[PROBLEM]: Keep every line where the word "Give" appears; drop the rest.

Entries taken from a collection:
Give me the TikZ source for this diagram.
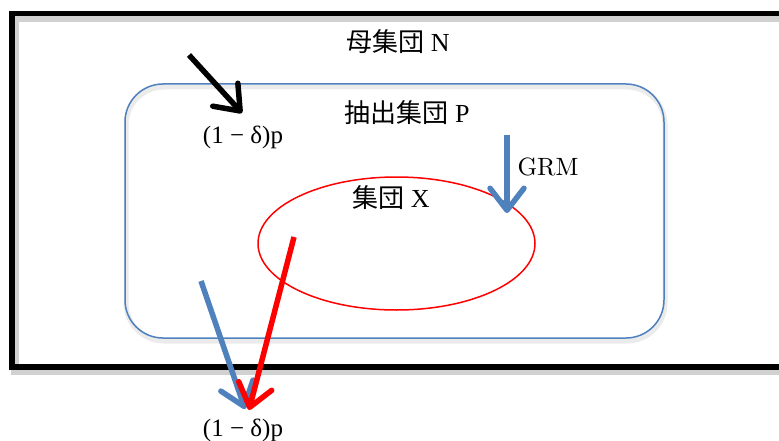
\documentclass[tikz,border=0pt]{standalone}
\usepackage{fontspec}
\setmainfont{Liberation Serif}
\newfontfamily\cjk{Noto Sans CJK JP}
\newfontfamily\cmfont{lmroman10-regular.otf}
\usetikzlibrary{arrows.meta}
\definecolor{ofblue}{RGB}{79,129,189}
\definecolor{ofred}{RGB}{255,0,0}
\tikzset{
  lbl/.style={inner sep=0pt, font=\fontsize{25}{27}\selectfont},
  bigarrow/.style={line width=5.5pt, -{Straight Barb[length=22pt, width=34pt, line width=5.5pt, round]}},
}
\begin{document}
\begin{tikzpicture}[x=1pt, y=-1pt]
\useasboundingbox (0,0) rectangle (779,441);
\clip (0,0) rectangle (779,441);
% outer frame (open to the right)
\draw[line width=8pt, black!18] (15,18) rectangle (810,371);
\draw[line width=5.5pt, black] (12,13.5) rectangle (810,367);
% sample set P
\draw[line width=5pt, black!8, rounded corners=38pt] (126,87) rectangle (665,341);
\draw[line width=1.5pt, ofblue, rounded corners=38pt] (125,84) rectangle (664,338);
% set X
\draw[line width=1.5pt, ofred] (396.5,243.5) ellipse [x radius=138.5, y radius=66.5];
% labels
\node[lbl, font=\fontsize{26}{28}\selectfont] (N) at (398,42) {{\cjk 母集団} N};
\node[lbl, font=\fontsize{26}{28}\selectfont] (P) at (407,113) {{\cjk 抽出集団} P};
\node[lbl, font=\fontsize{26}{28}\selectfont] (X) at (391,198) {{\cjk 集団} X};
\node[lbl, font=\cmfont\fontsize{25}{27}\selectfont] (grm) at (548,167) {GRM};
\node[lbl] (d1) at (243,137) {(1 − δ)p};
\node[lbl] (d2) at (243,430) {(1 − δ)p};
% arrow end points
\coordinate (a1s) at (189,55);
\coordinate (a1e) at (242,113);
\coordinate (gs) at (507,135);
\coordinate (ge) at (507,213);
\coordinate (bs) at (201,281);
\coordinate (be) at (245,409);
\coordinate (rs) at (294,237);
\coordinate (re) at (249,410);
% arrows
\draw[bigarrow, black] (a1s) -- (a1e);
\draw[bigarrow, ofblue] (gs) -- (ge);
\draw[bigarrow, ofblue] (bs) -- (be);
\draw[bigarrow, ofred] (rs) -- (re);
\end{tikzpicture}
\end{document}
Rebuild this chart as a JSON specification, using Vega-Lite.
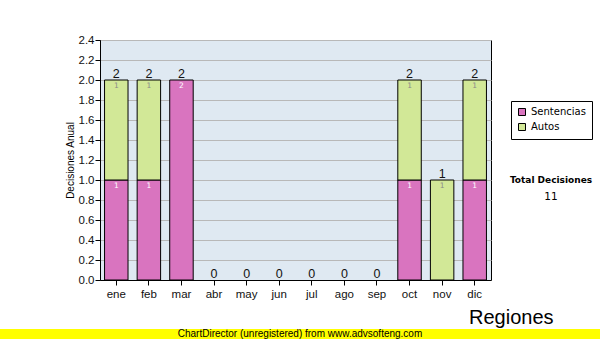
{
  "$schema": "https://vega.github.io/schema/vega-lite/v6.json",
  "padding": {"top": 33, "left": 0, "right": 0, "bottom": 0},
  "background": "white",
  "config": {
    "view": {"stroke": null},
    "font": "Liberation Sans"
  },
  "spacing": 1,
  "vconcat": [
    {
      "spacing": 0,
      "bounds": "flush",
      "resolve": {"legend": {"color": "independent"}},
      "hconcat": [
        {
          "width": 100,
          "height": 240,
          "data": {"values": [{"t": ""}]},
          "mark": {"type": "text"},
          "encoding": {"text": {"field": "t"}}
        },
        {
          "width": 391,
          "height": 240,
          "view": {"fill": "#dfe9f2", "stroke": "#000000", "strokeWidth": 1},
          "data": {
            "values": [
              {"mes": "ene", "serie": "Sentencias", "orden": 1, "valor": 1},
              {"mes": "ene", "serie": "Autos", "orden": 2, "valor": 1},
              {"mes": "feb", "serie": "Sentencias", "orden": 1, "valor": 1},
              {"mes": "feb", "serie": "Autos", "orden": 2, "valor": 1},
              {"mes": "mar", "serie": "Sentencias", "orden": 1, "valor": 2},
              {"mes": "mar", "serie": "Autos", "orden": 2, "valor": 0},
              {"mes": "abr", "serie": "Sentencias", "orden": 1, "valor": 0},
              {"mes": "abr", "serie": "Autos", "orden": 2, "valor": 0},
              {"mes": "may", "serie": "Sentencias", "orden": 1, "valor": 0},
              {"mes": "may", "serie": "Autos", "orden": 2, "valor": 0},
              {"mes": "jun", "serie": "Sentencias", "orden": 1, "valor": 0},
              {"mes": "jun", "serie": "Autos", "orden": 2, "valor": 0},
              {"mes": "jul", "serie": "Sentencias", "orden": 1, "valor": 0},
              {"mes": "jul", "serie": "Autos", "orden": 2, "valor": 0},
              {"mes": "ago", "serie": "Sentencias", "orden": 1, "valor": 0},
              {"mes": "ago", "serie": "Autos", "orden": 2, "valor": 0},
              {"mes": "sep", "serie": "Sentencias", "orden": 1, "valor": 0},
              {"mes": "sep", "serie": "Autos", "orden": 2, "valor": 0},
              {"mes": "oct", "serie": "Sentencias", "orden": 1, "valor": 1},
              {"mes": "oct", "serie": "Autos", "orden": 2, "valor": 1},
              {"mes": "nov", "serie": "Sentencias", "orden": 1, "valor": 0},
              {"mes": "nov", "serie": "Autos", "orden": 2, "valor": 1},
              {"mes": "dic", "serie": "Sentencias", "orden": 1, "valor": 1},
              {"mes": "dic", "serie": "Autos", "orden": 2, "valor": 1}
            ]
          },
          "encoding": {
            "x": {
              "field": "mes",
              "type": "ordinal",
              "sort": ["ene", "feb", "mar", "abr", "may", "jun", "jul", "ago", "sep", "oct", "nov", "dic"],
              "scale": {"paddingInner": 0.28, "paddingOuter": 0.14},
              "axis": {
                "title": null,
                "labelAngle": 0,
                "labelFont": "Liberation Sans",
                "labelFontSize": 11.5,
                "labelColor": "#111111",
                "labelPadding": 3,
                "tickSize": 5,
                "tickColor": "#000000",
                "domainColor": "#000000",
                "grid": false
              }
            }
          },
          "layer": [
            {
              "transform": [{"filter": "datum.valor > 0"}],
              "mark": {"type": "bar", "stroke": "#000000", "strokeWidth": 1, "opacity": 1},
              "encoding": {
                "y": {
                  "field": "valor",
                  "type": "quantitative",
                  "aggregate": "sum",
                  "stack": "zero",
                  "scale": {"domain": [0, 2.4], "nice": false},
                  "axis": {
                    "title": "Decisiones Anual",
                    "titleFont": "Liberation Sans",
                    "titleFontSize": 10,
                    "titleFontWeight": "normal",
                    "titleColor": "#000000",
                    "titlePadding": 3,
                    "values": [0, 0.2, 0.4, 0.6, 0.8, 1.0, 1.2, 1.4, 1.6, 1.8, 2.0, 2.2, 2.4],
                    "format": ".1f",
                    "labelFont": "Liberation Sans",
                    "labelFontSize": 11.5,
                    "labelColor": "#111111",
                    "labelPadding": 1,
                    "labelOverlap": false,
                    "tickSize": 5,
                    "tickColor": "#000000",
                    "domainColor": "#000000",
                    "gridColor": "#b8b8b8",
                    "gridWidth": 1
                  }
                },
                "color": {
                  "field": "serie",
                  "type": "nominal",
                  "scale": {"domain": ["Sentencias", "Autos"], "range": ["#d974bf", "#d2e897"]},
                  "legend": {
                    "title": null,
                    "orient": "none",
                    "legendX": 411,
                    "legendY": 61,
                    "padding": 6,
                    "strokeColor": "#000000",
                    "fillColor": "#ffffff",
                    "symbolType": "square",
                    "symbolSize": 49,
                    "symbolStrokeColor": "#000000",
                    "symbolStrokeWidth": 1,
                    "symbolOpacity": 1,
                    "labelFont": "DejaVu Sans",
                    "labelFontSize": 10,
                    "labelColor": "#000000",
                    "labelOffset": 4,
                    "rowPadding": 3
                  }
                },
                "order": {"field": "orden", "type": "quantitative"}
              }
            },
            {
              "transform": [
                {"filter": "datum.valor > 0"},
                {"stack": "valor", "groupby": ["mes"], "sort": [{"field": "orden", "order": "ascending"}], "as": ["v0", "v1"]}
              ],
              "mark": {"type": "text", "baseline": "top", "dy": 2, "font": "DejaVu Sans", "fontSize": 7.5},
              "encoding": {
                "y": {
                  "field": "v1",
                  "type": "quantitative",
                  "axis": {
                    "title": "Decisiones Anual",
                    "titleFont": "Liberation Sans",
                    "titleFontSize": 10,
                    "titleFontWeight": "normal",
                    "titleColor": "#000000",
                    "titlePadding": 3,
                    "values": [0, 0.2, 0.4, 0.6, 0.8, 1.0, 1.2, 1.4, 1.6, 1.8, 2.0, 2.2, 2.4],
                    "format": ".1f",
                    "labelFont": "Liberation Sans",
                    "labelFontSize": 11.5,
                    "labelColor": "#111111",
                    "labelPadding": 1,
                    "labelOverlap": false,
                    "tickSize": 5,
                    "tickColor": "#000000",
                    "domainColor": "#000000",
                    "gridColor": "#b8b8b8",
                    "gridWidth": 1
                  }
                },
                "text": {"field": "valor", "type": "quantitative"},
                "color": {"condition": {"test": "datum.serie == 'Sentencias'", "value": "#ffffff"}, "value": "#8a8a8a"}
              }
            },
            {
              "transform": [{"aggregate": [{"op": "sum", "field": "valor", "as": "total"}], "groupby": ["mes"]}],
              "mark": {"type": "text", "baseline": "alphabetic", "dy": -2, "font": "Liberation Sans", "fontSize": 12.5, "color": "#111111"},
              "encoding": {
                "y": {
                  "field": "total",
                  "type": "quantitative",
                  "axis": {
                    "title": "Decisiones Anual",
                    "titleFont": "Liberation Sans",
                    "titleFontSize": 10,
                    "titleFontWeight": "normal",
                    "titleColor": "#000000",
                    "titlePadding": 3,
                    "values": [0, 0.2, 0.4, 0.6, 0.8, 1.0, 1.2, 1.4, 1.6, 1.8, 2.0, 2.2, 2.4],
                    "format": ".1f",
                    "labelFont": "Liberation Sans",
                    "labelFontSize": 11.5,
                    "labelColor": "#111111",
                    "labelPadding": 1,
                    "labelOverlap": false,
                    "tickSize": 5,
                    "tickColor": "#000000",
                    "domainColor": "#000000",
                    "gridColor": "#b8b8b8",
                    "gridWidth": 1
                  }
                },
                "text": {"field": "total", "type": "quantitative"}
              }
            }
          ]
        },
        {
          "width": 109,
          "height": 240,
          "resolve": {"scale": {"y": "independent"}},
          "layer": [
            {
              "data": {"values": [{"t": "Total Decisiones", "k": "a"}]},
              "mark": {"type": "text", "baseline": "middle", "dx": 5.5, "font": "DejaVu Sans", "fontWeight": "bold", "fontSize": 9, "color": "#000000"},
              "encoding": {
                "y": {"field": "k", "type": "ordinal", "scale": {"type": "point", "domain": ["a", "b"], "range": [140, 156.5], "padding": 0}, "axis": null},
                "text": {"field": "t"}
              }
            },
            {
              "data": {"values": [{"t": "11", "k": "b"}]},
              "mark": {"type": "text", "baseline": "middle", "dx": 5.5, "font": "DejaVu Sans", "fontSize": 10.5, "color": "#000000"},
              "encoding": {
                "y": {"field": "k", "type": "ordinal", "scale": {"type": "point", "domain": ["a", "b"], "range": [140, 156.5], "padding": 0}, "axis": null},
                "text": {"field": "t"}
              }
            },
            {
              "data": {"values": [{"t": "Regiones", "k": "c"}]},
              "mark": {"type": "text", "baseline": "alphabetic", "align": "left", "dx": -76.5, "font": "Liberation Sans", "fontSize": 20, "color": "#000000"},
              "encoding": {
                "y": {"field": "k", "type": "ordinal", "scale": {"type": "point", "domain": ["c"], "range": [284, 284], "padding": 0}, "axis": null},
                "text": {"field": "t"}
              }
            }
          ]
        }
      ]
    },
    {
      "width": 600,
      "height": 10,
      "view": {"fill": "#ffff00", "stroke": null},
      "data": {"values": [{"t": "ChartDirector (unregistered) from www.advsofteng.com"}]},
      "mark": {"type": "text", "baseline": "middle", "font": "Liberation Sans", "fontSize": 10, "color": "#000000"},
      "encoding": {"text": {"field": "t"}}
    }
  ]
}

---

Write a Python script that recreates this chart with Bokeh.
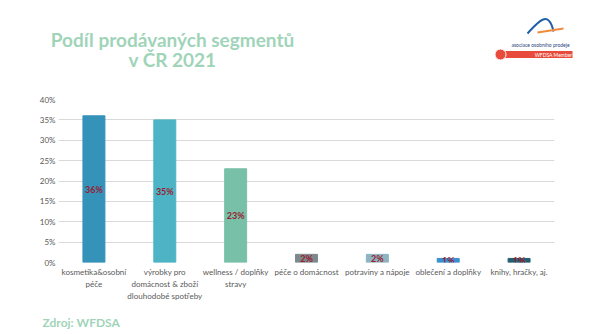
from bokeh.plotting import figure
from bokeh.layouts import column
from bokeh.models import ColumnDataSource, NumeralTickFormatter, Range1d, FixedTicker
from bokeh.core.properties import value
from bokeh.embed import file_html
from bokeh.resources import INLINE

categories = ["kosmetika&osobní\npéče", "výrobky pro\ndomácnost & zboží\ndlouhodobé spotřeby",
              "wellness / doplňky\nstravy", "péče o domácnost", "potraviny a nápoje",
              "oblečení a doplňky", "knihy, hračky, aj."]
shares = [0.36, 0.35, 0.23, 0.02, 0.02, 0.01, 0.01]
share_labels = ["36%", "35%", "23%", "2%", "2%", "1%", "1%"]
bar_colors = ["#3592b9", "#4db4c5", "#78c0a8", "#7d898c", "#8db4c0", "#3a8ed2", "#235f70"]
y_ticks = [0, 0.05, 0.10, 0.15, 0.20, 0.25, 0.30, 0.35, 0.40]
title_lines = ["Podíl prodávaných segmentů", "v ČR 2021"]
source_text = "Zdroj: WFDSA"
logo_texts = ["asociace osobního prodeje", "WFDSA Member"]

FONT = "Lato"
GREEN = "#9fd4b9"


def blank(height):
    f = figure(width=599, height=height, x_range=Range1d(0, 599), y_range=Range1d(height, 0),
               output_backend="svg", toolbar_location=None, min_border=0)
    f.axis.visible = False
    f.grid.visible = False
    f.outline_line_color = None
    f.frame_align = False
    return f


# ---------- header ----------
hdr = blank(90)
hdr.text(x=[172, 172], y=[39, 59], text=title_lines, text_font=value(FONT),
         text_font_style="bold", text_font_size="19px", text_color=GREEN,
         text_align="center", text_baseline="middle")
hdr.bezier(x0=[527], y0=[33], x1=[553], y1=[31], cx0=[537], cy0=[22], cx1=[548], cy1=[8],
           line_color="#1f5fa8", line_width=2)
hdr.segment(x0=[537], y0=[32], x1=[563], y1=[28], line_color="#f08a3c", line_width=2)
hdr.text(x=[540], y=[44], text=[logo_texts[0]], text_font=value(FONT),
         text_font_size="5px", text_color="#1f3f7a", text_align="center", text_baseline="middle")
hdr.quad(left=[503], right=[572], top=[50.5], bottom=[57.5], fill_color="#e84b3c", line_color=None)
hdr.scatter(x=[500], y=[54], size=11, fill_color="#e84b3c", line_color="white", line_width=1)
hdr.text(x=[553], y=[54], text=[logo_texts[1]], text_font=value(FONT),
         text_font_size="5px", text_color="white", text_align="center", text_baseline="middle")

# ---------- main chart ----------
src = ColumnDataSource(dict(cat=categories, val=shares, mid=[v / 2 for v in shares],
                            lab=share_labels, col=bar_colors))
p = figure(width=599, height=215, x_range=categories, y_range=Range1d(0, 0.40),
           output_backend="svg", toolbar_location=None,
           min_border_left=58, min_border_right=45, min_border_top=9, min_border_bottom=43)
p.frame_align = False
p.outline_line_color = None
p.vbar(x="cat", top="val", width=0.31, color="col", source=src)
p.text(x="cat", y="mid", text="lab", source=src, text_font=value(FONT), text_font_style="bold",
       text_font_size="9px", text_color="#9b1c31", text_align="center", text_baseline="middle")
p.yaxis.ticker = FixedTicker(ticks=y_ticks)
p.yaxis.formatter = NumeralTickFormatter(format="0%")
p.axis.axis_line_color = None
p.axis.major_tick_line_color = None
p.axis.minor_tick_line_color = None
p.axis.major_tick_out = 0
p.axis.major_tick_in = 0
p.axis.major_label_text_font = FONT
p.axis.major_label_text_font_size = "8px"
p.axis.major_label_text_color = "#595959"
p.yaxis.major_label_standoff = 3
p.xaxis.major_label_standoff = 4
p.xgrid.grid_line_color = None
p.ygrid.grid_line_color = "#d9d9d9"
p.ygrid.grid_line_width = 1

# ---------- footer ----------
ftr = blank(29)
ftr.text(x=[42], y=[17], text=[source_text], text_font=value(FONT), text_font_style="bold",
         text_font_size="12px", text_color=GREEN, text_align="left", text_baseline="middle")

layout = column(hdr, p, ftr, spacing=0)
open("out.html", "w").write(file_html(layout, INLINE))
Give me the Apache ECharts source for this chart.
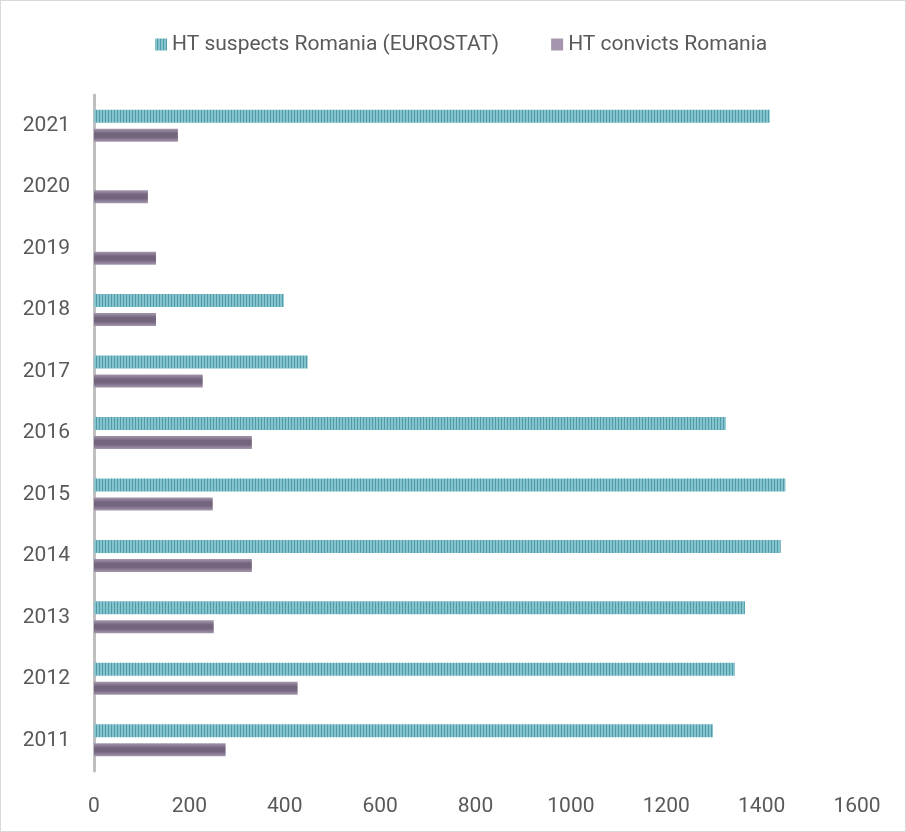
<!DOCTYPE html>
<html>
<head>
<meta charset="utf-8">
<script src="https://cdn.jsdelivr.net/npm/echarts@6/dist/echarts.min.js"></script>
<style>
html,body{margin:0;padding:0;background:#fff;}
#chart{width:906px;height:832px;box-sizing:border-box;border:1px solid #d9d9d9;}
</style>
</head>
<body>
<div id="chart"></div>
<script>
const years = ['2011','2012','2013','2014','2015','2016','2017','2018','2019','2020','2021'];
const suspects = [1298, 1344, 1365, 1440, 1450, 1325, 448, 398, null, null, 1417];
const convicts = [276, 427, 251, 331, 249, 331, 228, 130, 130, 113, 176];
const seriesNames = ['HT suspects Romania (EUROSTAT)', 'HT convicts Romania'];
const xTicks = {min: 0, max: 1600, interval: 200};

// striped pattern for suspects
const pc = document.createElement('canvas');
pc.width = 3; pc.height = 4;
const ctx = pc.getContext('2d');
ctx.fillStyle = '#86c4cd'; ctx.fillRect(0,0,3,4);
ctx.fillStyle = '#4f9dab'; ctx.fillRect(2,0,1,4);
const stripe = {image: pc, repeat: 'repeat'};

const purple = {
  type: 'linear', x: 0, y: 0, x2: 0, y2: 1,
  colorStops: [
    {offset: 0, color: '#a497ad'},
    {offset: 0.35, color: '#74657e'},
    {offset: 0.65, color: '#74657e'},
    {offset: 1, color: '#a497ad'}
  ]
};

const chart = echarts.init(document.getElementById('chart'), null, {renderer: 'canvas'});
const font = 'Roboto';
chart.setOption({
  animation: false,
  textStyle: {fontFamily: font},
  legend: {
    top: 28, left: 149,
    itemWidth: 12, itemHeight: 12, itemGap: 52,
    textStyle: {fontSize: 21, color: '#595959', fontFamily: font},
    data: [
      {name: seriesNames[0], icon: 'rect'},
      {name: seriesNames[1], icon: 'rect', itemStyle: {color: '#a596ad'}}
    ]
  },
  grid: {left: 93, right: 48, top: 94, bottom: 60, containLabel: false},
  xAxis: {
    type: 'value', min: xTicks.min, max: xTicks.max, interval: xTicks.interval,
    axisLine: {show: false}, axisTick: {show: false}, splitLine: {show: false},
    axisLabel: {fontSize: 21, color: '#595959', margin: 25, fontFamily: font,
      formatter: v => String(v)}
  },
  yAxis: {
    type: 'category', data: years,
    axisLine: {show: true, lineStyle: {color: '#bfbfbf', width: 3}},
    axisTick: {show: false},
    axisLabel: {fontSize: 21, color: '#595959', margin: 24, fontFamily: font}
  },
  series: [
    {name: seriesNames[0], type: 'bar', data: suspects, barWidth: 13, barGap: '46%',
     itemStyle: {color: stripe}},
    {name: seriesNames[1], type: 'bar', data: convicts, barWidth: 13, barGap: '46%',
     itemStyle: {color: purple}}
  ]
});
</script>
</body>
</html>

[RESULT BELOW]:
Give me the TikZ source for this diagram.
Give me the Apache ECharts source for this chart.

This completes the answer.